Permaculture at U.S. Universities – UMass Amherst Case Study
Ryan Harb gave this 1-hour talk at the Tenth International Permaculture Convergence (IPC10) in the Wadi Rum desert in southern Jordan in September 2011. Here’s a little background to get you interested:
UMass Amherst transformed a 1/4 grass lawn on campus into a thriving, abundant, permaculture garden during the 2010-2011 academic year. Learn how this student-led project can be easily replicated and spread to other campuses, institutions.. any piece of land for that matter. UMass Amherst is one of the first university’s undertaking a project like this, directly on campus, and supplying the food to its dining commons.
I want to detour around Ryan’s presentation (and award- and prize-winning work) for a moment, if you can bear with me. Today I read an inspiring article about a town in the UK that is aiming to become completely self-sufficient in food by 2018 — and by the sound of it, they’re making good progress towards achieving this goal. The initiative started humbly — with a discussion between two women over a cup of coffee. Their plan for making a start was both simple and remarkable at the same time: it is a ‘revolution of kindness’. Let me explain: to inspire people to start growing their own food, they simply started growing food in beds around the town, and encouraged people to help themselves to the produce, free of charge. In addition to that, they made their own private garden plot accessible, by lowering the front wall, and getting people to help themselves there too. It’s quite unlike the self-interested, privatise-everything model that is the generally accepted norm today:
We need strong communities to weather the tough times that we believe are coming. We need to re invent the collective skills of community. People that can rise to the challenges of the future without waiting for “the powers that be” to do the thinking and acting for us.
For that we need to take risks, to learn to, not always, ask permission, to step out of comfort zones risking embarrassment or worse in order to do what we know is right and necessary.
Initiative taking, leading by doing, generosity and sharing, these are keystones.
So you will not find IET campaigning for allotments: "git orf of moi land” [translation: "get off my land"] is not us.
You will find us sharing land, looking for new ways to be giving and receiving.
There is some pain in learning to share, but a lot more to gain. This is as much a campaign about behavior change, a cultural shift, as it is about growing leeks.
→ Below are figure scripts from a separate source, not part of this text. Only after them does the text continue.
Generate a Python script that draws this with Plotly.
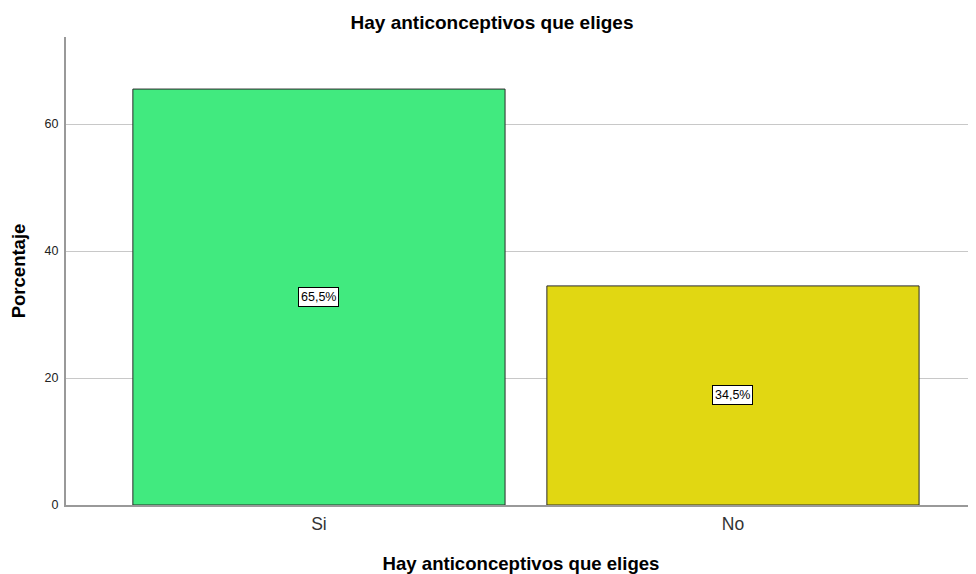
import plotly.graph_objects as go

categories = ["Si", "No"]
values = [65.5, 34.5]
labels = ["65,5%", "34,5%"]
colors = ["#41EA7F", "#E1D712"]
y_ticks = [0, 20, 40, 60]

x_pos = list(range(len(categories)))

fig = go.Figure()
fig.add_trace(go.Bar(
    x=x_pos, y=values, width=0.899,
    marker=dict(color=colors, line=dict(color="#2b2b2b", width=1)),
    hoverinfo="skip",
))

for xi, v, lab in zip(x_pos, values, labels):
    fig.add_annotation(
        x=xi, y=v / 2, text=lab, showarrow=False,
        font=dict(family="Arial, Liberation Sans", size=12.5, color="#000"),
        bgcolor="white", bordercolor="#000", borderwidth=1, borderpad=2,
    )

fig.update_layout(
    width=968, height=566,
    margin=dict(l=58, r=0, t=29, b=69),
    paper_bgcolor="white", plot_bgcolor="white",
    showlegend=False,
    title=dict(text="<b>Hay anticonceptivos que eliges</b>", x=0.5, xref="container",
               y=0.975, yref="container", yanchor="middle",
               font=dict(family="Arial, Liberation Sans", size=19, color="#000")),
    font=dict(family="Arial, Liberation Sans"),
)
fig.update_xaxes(
    range=[-0.611, 1.587], tickvals=x_pos, ticktext=categories,
    showgrid=False, zeroline=False, showline=True, linecolor="#999", linewidth=2,
    ticks="",
    tickfont=dict(size=17.5, color="#333"), ticklabelstandoff=2,
    title=dict(text="<b>Hay anticonceptivos que eliges</b>", standoff=24,
               font=dict(size=18.6, color="#000")),
)
fig.update_yaxes(
    range=[0, 73.7], tickvals=y_ticks,
    showgrid=True, gridcolor="#c8c8c8", gridwidth=1,
    zeroline=False, showline=True, linecolor="#999", linewidth=2,
    ticks="", tickfont=dict(size=12.5, color="#222"), ticklabelstandoff=3,
    title=dict(text="<b>Porcentaje</b>", standoff=18,
               font=dict(size=18.5, color="#000")),
)

fig.write_html("out.html")
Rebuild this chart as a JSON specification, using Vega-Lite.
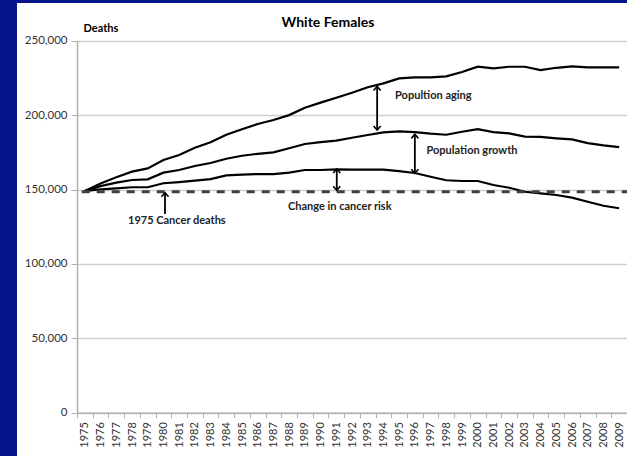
{
  "$schema": "https://vega.github.io/schema/vega-lite/v6.json",
  "autosize": "none",
  "width": 610,
  "height": 453,
  "padding": {"left": 17, "top": 3, "right": 0, "bottom": 0},
  "background": "#06168a",
  "config": {"view": {"fill": "white", "stroke": null}, "font": "Lato"},
  "title": {"text": "White Females", "font": "Lato", "fontSize": 14, "fontWeight": "bold", "color": "black", "anchor": "middle", "baseline": "alphabetic", "offset": -38, "dx": 6},
  "datasets": {
    "deaths": [
      {"year": 1975, "aging": 149000, "growth": 149000, "risk": 149000},
      {"year": 1976, "aging": 154000, "growth": 152300, "risk": 150100},
      {"year": 1977, "aging": 158200, "growth": 154600, "risk": 150800},
      {"year": 1978, "aging": 162000, "growth": 156400, "risk": 151500},
      {"year": 1979, "aging": 164200, "growth": 156800, "risk": 151500},
      {"year": 1980, "aging": 169800, "growth": 161300, "risk": 154200},
      {"year": 1981, "aging": 173200, "growth": 163100, "risk": 155000},
      {"year": 1982, "aging": 178000, "growth": 165800, "risk": 155900},
      {"year": 1983, "aging": 181700, "growth": 167800, "risk": 157000},
      {"year": 1984, "aging": 186800, "growth": 170700, "risk": 159500},
      {"year": 1985, "aging": 190500, "growth": 172700, "risk": 160000},
      {"year": 1986, "aging": 194000, "growth": 174000, "risk": 160400},
      {"year": 1987, "aging": 196700, "growth": 175000, "risk": 160400},
      {"year": 1988, "aging": 200000, "growth": 177700, "risk": 161300},
      {"year": 1989, "aging": 205000, "growth": 180600, "risk": 163100},
      {"year": 1990, "aging": 208400, "growth": 181800, "risk": 163100},
      {"year": 1991, "aging": 211700, "growth": 182800, "risk": 163500},
      {"year": 1992, "aging": 215000, "growth": 184800, "risk": 163300},
      {"year": 1993, "aging": 218700, "growth": 186600, "risk": 163300},
      {"year": 1994, "aging": 221300, "growth": 188400, "risk": 163300},
      {"year": 1995, "aging": 224700, "growth": 189100, "risk": 162400},
      {"year": 1996, "aging": 225400, "growth": 188600, "risk": 161100},
      {"year": 1997, "aging": 225400, "growth": 187500, "risk": 158600},
      {"year": 1998, "aging": 226000, "growth": 186800, "risk": 156200},
      {"year": 1999, "aging": 229000, "growth": 188800, "risk": 155700},
      {"year": 2000, "aging": 232500, "growth": 190600, "risk": 155700},
      {"year": 2001, "aging": 231400, "growth": 188600, "risk": 153000},
      {"year": 2002, "aging": 232500, "growth": 187700, "risk": 151200},
      {"year": 2003, "aging": 232500, "growth": 185500, "risk": 148500},
      {"year": 2004, "aging": 230300, "growth": 185300, "risk": 147400},
      {"year": 2005, "aging": 231800, "growth": 184400, "risk": 146300},
      {"year": 2006, "aging": 232800, "growth": 183700, "risk": 144500},
      {"year": 2007, "aging": 232100, "growth": 181200, "risk": 141800},
      {"year": 2008, "aging": 232100, "growth": 179700, "risk": 139100},
      {"year": 2009, "aging": 232100, "growth": 178500, "risk": 137400}
    ],
    "arrows": [
      {"x": 1993.6, "top": 219300, "bot": 190000, "double": true},
      {"x": 1996.0, "top": 187100, "bot": 160900, "double": true},
      {"x": 1991.03, "top": 163800, "bot": 149500, "double": true},
      {"x": 1980.1, "top": 147800, "bot": 133500, "double": false}
    ],
    "notes": [
      {"x": 1994.74, "y": 212800, "label": "Popultion aging"},
      {"x": 1996.74, "y": 176000, "label": "Population growth"},
      {"x": 1987.93, "y": 138400, "label": "Change in cancer risk"},
      {"x": 1977.75, "y": 128800, "label": "1975 Cancer deaths"}
    ]
  },
  "layer": [
    {
      "data": {"name": "deaths"},
      "transform": [{"fold": ["aging", "growth", "risk"], "as": ["series", "deaths"]}],
      "mark": {"type": "line", "color": "black", "strokeWidth": 2.2},
      "encoding": {
        "x": {"field": "year", "type": "quantitative",
          "scale": {"domain": [1974.5, 2009.5], "range": [60, 610], "nice": false, "zero": false},
          "axis": {"values": [1975,1976,1977,1978,1979,1980,1981,1982,1983,1984,1985,1986,1987,1988,1989,1990,1991,1992,1993,1994,1995,1996,1997,1998,1999,2000,2001,2002,2003,2004,2005,2006,2007,2008,2009], "format": "d", "labelAngle": -90, "labelFont": "Lato", "labelFontSize": 11, "labelColor": "#333333", "labelOverlap": false, "labelFlush": false, "labelPadding": 4, "tickOffset": -7.857, "labelOffset": 7.857, "tickSize": 5, "tickColor": "#b0b0b0", "tickWidth": 1, "domainColor": "#b0b0b0", "domainWidth": 1.5, "grid": false, "title": null, "offset": -43.3}},
        "y": {"field": "deaths", "type": "quantitative",
          "scale": {"domain": [0, 250000], "range": [409.7, 37.7], "nice": false, "zero": true},
          "axis": {"values": [0, 50000, 100000, 150000, 200000, 250000], "format": ",.0f", "labelFont": "Lato", "labelFontSize": 11.5, "labelColor": "#333333", "labelPadding": 4, "tickSize": 6, "tickColor": "#b0b0b0", "domainColor": "#b0b0b0", "domainWidth": 1.5, "grid": true, "gridColor": "#cfcfcf", "gridWidth": 1.5, "offset": -60, "title": "Deaths", "titleAngle": 0, "titleFont": "Lato", "titleFontSize": 11, "titleFontWeight": "bold", "titleColor": "black", "titleX": 6, "titleY": 28, "titleAlign": "left", "titleBaseline": "alphabetic"}},
        "detail": {"field": "series"}
      }
    },
    {
      "data": {"values": [{"start": 1974.8, "end": 2009.5, "deaths": 148500}]},
      "mark": {"type": "rule", "color": "#404040", "strokeWidth": 2.8, "strokeDash": [8, 7]},
      "encoding": {
        "x": {"field": "start", "type": "quantitative",
          "scale": {"domain": [1974.5, 2009.5], "range": [60, 610], "nice": false, "zero": false},
          "axis": {"values": [1975,1976,1977,1978,1979,1980,1981,1982,1983,1984,1985,1986,1987,1988,1989,1990,1991,1992,1993,1994,1995,1996,1997,1998,1999,2000,2001,2002,2003,2004,2005,2006,2007,2008,2009], "format": "d", "labelAngle": -90, "labelFont": "Lato", "labelFontSize": 11, "labelColor": "#333333", "labelOverlap": false, "labelFlush": false, "labelPadding": 4, "tickOffset": -7.857, "labelOffset": 7.857, "tickSize": 5, "tickColor": "#b0b0b0", "tickWidth": 1, "domainColor": "#b0b0b0", "domainWidth": 1.5, "grid": false, "title": null, "offset": -43.3}},
        "x2": {"field": "end"},
        "y": {"field": "deaths", "type": "quantitative",
          "scale": {"domain": [0, 250000], "range": [409.7, 37.7], "nice": false, "zero": true},
          "axis": {"values": [0, 50000, 100000, 150000, 200000, 250000], "format": ",.0f", "labelFont": "Lato", "labelFontSize": 11.5, "labelColor": "#333333", "labelPadding": 4, "tickSize": 6, "tickColor": "#b0b0b0", "domainColor": "#b0b0b0", "domainWidth": 1.5, "grid": true, "gridColor": "#cfcfcf", "gridWidth": 1.5, "offset": -60, "title": "Deaths", "titleAngle": 0, "titleFont": "Lato", "titleFontSize": 11, "titleFontWeight": "bold", "titleColor": "black", "titleX": 6, "titleY": 28, "titleAlign": "left", "titleBaseline": "alphabetic"}}
      }
    },
    {
      "data": {"name": "arrows"},
      "mark": {"type": "rule", "color": "black", "strokeWidth": 1.8},
      "encoding": {
        "x": {"field": "x", "type": "quantitative",
          "scale": {"domain": [1974.5, 2009.5], "range": [60, 610], "nice": false, "zero": false},
          "axis": {"values": [1975,1976,1977,1978,1979,1980,1981,1982,1983,1984,1985,1986,1987,1988,1989,1990,1991,1992,1993,1994,1995,1996,1997,1998,1999,2000,2001,2002,2003,2004,2005,2006,2007,2008,2009], "format": "d", "labelAngle": -90, "labelFont": "Lato", "labelFontSize": 11, "labelColor": "#333333", "labelOverlap": false, "labelFlush": false, "labelPadding": 4, "tickOffset": -7.857, "labelOffset": 7.857, "tickSize": 5, "tickColor": "#b0b0b0", "tickWidth": 1, "domainColor": "#b0b0b0", "domainWidth": 1.5, "grid": false, "title": null, "offset": -43.3}},
        "y": {"field": "top", "type": "quantitative",
          "scale": {"domain": [0, 250000], "range": [409.7, 37.7], "nice": false, "zero": true},
          "axis": {"values": [0, 50000, 100000, 150000, 200000, 250000], "format": ",.0f", "labelFont": "Lato", "labelFontSize": 11.5, "labelColor": "#333333", "labelPadding": 4, "tickSize": 6, "tickColor": "#b0b0b0", "domainColor": "#b0b0b0", "domainWidth": 1.5, "grid": true, "gridColor": "#cfcfcf", "gridWidth": 1.5, "offset": -60, "title": "Deaths", "titleAngle": 0, "titleFont": "Lato", "titleFontSize": 11, "titleFontWeight": "bold", "titleColor": "black", "titleX": 6, "titleY": 28, "titleAlign": "left", "titleBaseline": "alphabetic"}},
        "y2": {"field": "bot"}
      }
    },
    {
      "data": {"name": "arrows"},
      "mark": {"type": "point", "shape": "M-1,1.15L0,0L1,1.15", "filled": false, "stroke": "black", "strokeWidth": 1.6, "size": 50, "opacity": 1},
      "encoding": {
        "x": {"field": "x", "type": "quantitative",
          "scale": {"domain": [1974.5, 2009.5], "range": [60, 610], "nice": false, "zero": false},
          "axis": {"values": [1975,1976,1977,1978,1979,1980,1981,1982,1983,1984,1985,1986,1987,1988,1989,1990,1991,1992,1993,1994,1995,1996,1997,1998,1999,2000,2001,2002,2003,2004,2005,2006,2007,2008,2009], "format": "d", "labelAngle": -90, "labelFont": "Lato", "labelFontSize": 11, "labelColor": "#333333", "labelOverlap": false, "labelFlush": false, "labelPadding": 4, "tickOffset": -7.857, "labelOffset": 7.857, "tickSize": 5, "tickColor": "#b0b0b0", "tickWidth": 1, "domainColor": "#b0b0b0", "domainWidth": 1.5, "grid": false, "title": null, "offset": -43.3}},
        "y": {"field": "top", "type": "quantitative",
          "scale": {"domain": [0, 250000], "range": [409.7, 37.7], "nice": false, "zero": true},
          "axis": {"values": [0, 50000, 100000, 150000, 200000, 250000], "format": ",.0f", "labelFont": "Lato", "labelFontSize": 11.5, "labelColor": "#333333", "labelPadding": 4, "tickSize": 6, "tickColor": "#b0b0b0", "domainColor": "#b0b0b0", "domainWidth": 1.5, "grid": true, "gridColor": "#cfcfcf", "gridWidth": 1.5, "offset": -60, "title": "Deaths", "titleAngle": 0, "titleFont": "Lato", "titleFontSize": 11, "titleFontWeight": "bold", "titleColor": "black", "titleX": 6, "titleY": 28, "titleAlign": "left", "titleBaseline": "alphabetic"}}
      }
    },
    {
      "data": {"name": "arrows"},
      "transform": [{"filter": "datum.double"}],
      "mark": {"type": "point", "shape": "M-1,-1.15L0,0L1,-1.15", "filled": false, "stroke": "black", "strokeWidth": 1.6, "size": 50, "opacity": 1},
      "encoding": {
        "x": {"field": "x", "type": "quantitative",
          "scale": {"domain": [1974.5, 2009.5], "range": [60, 610], "nice": false, "zero": false},
          "axis": {"values": [1975,1976,1977,1978,1979,1980,1981,1982,1983,1984,1985,1986,1987,1988,1989,1990,1991,1992,1993,1994,1995,1996,1997,1998,1999,2000,2001,2002,2003,2004,2005,2006,2007,2008,2009], "format": "d", "labelAngle": -90, "labelFont": "Lato", "labelFontSize": 11, "labelColor": "#333333", "labelOverlap": false, "labelFlush": false, "labelPadding": 4, "tickOffset": -7.857, "labelOffset": 7.857, "tickSize": 5, "tickColor": "#b0b0b0", "tickWidth": 1, "domainColor": "#b0b0b0", "domainWidth": 1.5, "grid": false, "title": null, "offset": -43.3}},
        "y": {"field": "bot", "type": "quantitative",
          "scale": {"domain": [0, 250000], "range": [409.7, 37.7], "nice": false, "zero": true},
          "axis": {"values": [0, 50000, 100000, 150000, 200000, 250000], "format": ",.0f", "labelFont": "Lato", "labelFontSize": 11.5, "labelColor": "#333333", "labelPadding": 4, "tickSize": 6, "tickColor": "#b0b0b0", "domainColor": "#b0b0b0", "domainWidth": 1.5, "grid": true, "gridColor": "#cfcfcf", "gridWidth": 1.5, "offset": -60, "title": "Deaths", "titleAngle": 0, "titleFont": "Lato", "titleFontSize": 11, "titleFontWeight": "bold", "titleColor": "black", "titleX": 6, "titleY": 28, "titleAlign": "left", "titleBaseline": "alphabetic"}}
      }
    },
    {
      "data": {"name": "notes"},
      "mark": {"type": "text", "align": "left", "baseline": "middle", "font": "Lato", "fontSize": 11, "fontWeight": "bold", "color": "#222222"},
      "encoding": {
        "x": {"field": "x", "type": "quantitative",
          "scale": {"domain": [1974.5, 2009.5], "range": [60, 610], "nice": false, "zero": false},
          "axis": {"values": [1975,1976,1977,1978,1979,1980,1981,1982,1983,1984,1985,1986,1987,1988,1989,1990,1991,1992,1993,1994,1995,1996,1997,1998,1999,2000,2001,2002,2003,2004,2005,2006,2007,2008,2009], "format": "d", "labelAngle": -90, "labelFont": "Lato", "labelFontSize": 11, "labelColor": "#333333", "labelOverlap": false, "labelFlush": false, "labelPadding": 4, "tickOffset": -7.857, "labelOffset": 7.857, "tickSize": 5, "tickColor": "#b0b0b0", "tickWidth": 1, "domainColor": "#b0b0b0", "domainWidth": 1.5, "grid": false, "title": null, "offset": -43.3}},
        "y": {"field": "y", "type": "quantitative",
          "scale": {"domain": [0, 250000], "range": [409.7, 37.7], "nice": false, "zero": true},
          "axis": {"values": [0, 50000, 100000, 150000, 200000, 250000], "format": ",.0f", "labelFont": "Lato", "labelFontSize": 11.5, "labelColor": "#333333", "labelPadding": 4, "tickSize": 6, "tickColor": "#b0b0b0", "domainColor": "#b0b0b0", "domainWidth": 1.5, "grid": true, "gridColor": "#cfcfcf", "gridWidth": 1.5, "offset": -60, "title": "Deaths", "titleAngle": 0, "titleFont": "Lato", "titleFontSize": 11, "titleFontWeight": "bold", "titleColor": "black", "titleX": 6, "titleY": 28, "titleAlign": "left", "titleBaseline": "alphabetic"}},
        "text": {"field": "label"}
      }
    }
  ]
}
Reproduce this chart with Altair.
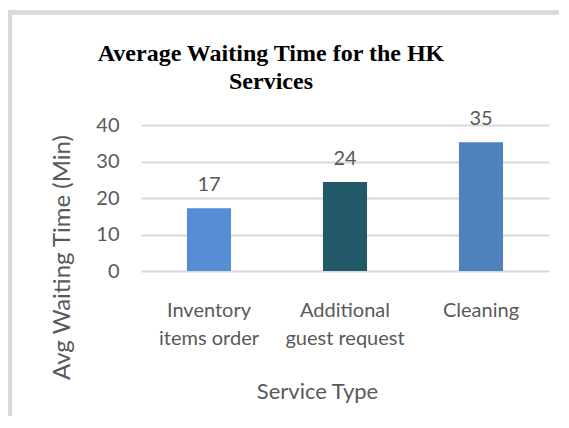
import altair as alt
import pandas as pd

services = ["Inventory items order", "Additional guest request", "Cleaning"]
minutes = [17.2, 24.4, 35.3]
bar_colors = ["#558ED5", "#215968", "#4F81BD"]
y_ticks = [0, 10, 20, 30, 40]

df = pd.DataFrame({"service": services, "minutes": minutes})

FONT = "Lato"
GRAY = "#595959"

x = alt.X(
    "service:N",
    sort=services,
    scale=alt.Scale(paddingInner=0.676, paddingOuter=0.338),
    axis=alt.Axis(
        title="Service Type",
        labelAngle=0,
        labelExpr="[split(datum.label,' ')[0], join(slice(split(datum.label,' '),1),' ')]",
        labelFont=FONT,
        labelFontSize=20,
        labelColor=GRAY,
        labelLineHeight=28,
        labelPadding=29,
        domain=False,
        ticks=False,
        titleFont=FONT,
        titleFontSize=22,
        titleFontWeight="normal",
        titleColor=GRAY,
        titleX=176,
        titleY=127,
        titleBaseline="alphabetic",
        titleAlign="center",
    ),
)

y = alt.Y(
    "minutes:Q",
    scale=alt.Scale(domain=[0, 40], nice=False),
    axis=alt.Axis(
        title="Avg Waiting Time (Min)",
        values=y_ticks,
        tickCount=5,
        labelFont=FONT,
        labelFontSize=20,
        labelColor=GRAY,
        labelPadding=22,
        domain=False,
        ticks=False,
        grid=True,
        gridColor="#D9D9D9",
        gridWidth=2,
        titleFont=FONT,
        titleFontSize=24,
        titleFontWeight="normal",
        titleColor=GRAY,
        titleX=-79,
        titleY=132,
        titleAngle=-90,
        titleAlign="center",
        titleBaseline="middle",
    ),
)

bars = alt.Chart(df).mark_bar().encode(
    x=x,
    y=y,
    color=alt.Color("service:N", scale=alt.Scale(domain=services, range=bar_colors), legend=None),
)

labels = alt.Chart(df).mark_text(
    font=FONT, fontSize=20, color=GRAY, baseline="alphabetic", dy=-17
).encode(
    x=x,
    y=y,
    text=alt.Text("minutes:Q", format=".0f"),
)

frame_top = alt.Chart(df).mark_rule(color="#D9D9D9", strokeWidth=4).encode(
    x=alt.value(-133), x2=alt.value(500), y=alt.value(-112.5)
)
frame_left = alt.Chart(df).mark_rule(color="#D9D9D9", strokeWidth=4).encode(
    x=alt.value(-131), y=alt.value(-114.5), y2=alt.value(400)
)

chart = alt.layer(bars, labels, frame_top, frame_left).properties(
    width=408,
    height=146,
    autosize=alt.AutoSizeParams(type="none"),
    padding={"left": 133, "top": 117, "right": 10, "bottom": 145},
    title=alt.TitleParams(
        text=["Average Waiting Time for the HK", "Services"],
        font="Liberation Serif",
        fontSize=24,
        fontWeight="bold",
        color="#000000",
        lineHeight=28,
        anchor="middle",
        dx=-74,
        dy=105,
        offset=20,
    ),
).configure_view(stroke=None)

chart.save("out.html", embed_options={"renderer": "svg", "actions": False})
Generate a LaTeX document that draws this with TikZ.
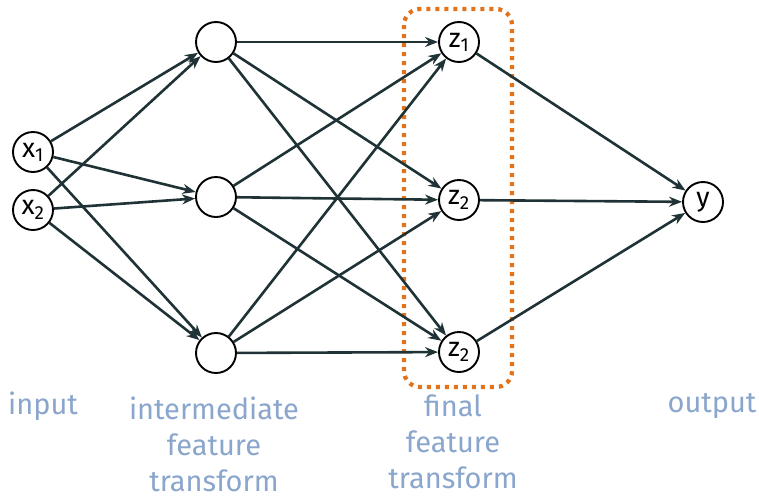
\documentclass[tikz,border=0pt]{standalone}
\usepackage{fontspec}
\setmainfont{Fira Sans}
\usetikzlibrary{arrows.meta}
\definecolor{edgec}{HTML}{1F3336}
\definecolor{boxc}{HTML}{E3731B}
\definecolor{labc}{HTML}{8AA6CC}
\begin{document}
\begin{tikzpicture}[x=1pt,y=-1pt,
  neuron/.style={circle,draw=black,line width=1.9pt,minimum size=40pt,inner sep=0pt,font=\fontsize{27}{27}\selectfont,fill=white},
  conn/.style={draw=edgec,line width=2.6pt,-{Stealth[length=13pt,width=10pt]}},
  lab/.style={text=labc,font=\fontsize{29}{36}\selectfont,align=center,inner sep=0pt}]
\path[use as bounding box,fill=white] (0,0) rectangle (759,496);
\draw[boxc,line width=4.2pt,dash pattern=on 4pt off 5pt,rounded corners=16pt] (404,9) rectangle (512,387);
\node[neuron] (x1) at (33,152) {x\textsubscript{1}};
\node[neuron] (x2) at (33,210) {x\textsubscript{2}};
\node[neuron] (h1) at (216,42) {};
\node[neuron] (h2) at (216,197) {};
\node[neuron] (h3) at (216,353) {};
\node[neuron] (z1) at (459,42) {z\textsubscript{1}};
\node[neuron] (z2) at (459,200) {z\textsubscript{2}};
\node[neuron] (z3) at (459,352) {z\textsubscript{2}};
\node[neuron] (y) at (703,202) {y};
\foreach \a in {x1,x2}{\foreach \b in {h1,h2,h3}{\draw[conn] (\a) -- (\b);}}
\foreach \a in {h1,h2,h3}{\foreach \b in {z1,z2,z3}{\draw[conn] (\a) -- (\b);}}
\foreach \a in {z1,z2,z3}{\draw[conn] (\a) -- (y);}
\node[lab] (l1) at (43,406) {input};
\node[lab] (l2) at (214,444) {intermediate\\feature\\transform};
\node[lab] (l3) at (453,442) {final\\feature\\transform};
\node[lab] (l4) at (712,406) {output};
\end{tikzpicture}
\end{document}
So yes we worry about peak oil, and global warming but we dream of a future where we might have to work harder and live on less but have fuller lives and fuller hearts. — Incredible Edible Todmorden
Given we’re talking about thousands of plants in 70 large garden beds scattered about the West Yorkshire town of Todmorden (population around 15,000), you’d think the result might be just slightly reduced shopping bills for a few of the residents (and lots of work for the people who started the beds), but it doesn’t seem to be ending that way so far. Today many Todmordians are on the fast-track of increasing their own self-sufficiency, creating their own garden plots after experiencing the good examples that had been set out across town for them to emulate. In short, people are starting to grow their own!
Today, hundreds of townspeople who began by helping themselves to the communal veg are now well on the way to self-sufficiency.[…]
Similar schemes are being piloted in 21 other towns in the UK, and there’s been interest shown from as far afield as Spain, Germany, Hong Kong and Canada. And, this week, Mary Clear gave a talk to an all-party group of MPs at Westminster. — Daily Mail
Now, what has all this to do with an IPC presentation on permaculture demonstration sites at U.S. universities? Well, it’s fascinating to me that we look in wonder when we see a town striving towards self-sufficiency in food, when this was the norm a mere century ago. Before the age of mass transit, it was generally the case that if you didn’t grow your own, you didn’t eat. And, people generally didn’t learn these skills in a school — it was taken-for-granted knowledge gained at home, passed from generation to generation. Today most of us are unable to get this knowledge from our parents, as our parents are often just as out of touch with natural systems as we are. The goals of the Todmorden two — that of localised self-sufficiency — need to be achieved, and needs to become the norm again, and what better way to do so than to have permaculture demonstration sites, and training, at schools and universities scattered over the world’s climate zones? Growing our own food, and sustainably, is such a basic need, how can it possibly be left out of our educational systems — particularly when we’re heading into an era of energy and thus food shortages? The nice folk in Todmorden would find their ambitions realised even easier and faster if everyone graduating from schools in the district knew a thing or two about how to make best use of land and resources, wouldn’t they?
I must express my appreciation and respect for the work of Ryan Harb and his UMass permaculture team. Influencing education to create people who are tooled up for the actual future ahead of us (in contrast to persevering with ‘educating’ our youth for a world that was, and never will be again…) is critical, and when these appropriately-educated graduates take their skills to their respective home-towns I hope the Todmorden example, and other transition initiatives, will inspire them with models they can build upon and improve yet further.